Three strangely related events together hold a message for all those that care for India’s future.

The first event, is the doomsday film “The Day After Tomorrow” by Roland Emmerich that has opened across the world last week. It is a slightly frenzied dramatisation of what havoc global warming can bring about. It is in the genre made famous by Emmerich himself in movies like “Independence Day” and “Godzilla”. Scientists who have viewed the current film say it is based on pretty flaky science. Even if the consequences of global warming will be as depicted, the time line, they say, is all wrong. It can’t happen that fast or in such a rush. Are they a touch nervous? Are disasters a certainty, give or take a century?

The second event in the last fortnight, is a statement that comes from a more sober source, in a more measured voice, but it is no less devastating to contend with, than the film. James Lovelock, the Green Guru says that we are underestimating the creeping menace called global warming. And, --hold your breath-- he recommends widespread adoption of nuclear power as an evil we must live with, to end burning fossil fuels for our energy needs.

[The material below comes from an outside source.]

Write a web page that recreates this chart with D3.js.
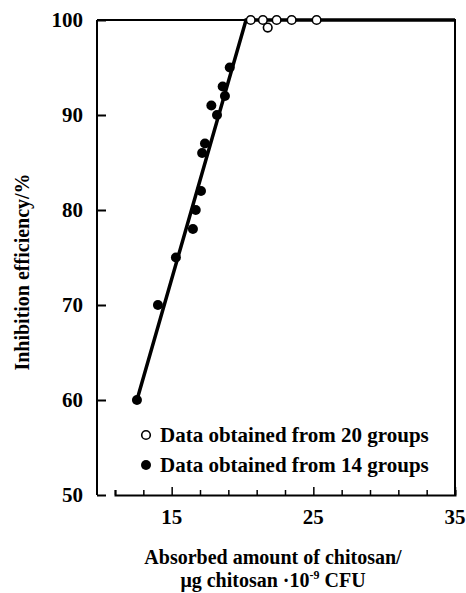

Lovelock is not easy to dismiss. He is a respected scientist, is 84 now and has been a long-time Green. He is the originator of the Gaia theory that holds the earth to be one integrated living organism with a mind of its own and an ability to regulate itself. He has a wide following among those who venerate the earth. Therefore, Lovelock’s statement recommending nuclear power has shocked environmentalists. Lovelock says he now believes that the pace at which benign alternate sources of energy --solar, wind etc-- are developing is too slow to save the earth.  “I am a Green, and I entreat my friends in the movement to drop their wrongheaded objection to nuclear energy,” wrote Lovelock. Greenpeace, the Sierra Club and Friends of the Earth have predictably rejected Lovelock’s call.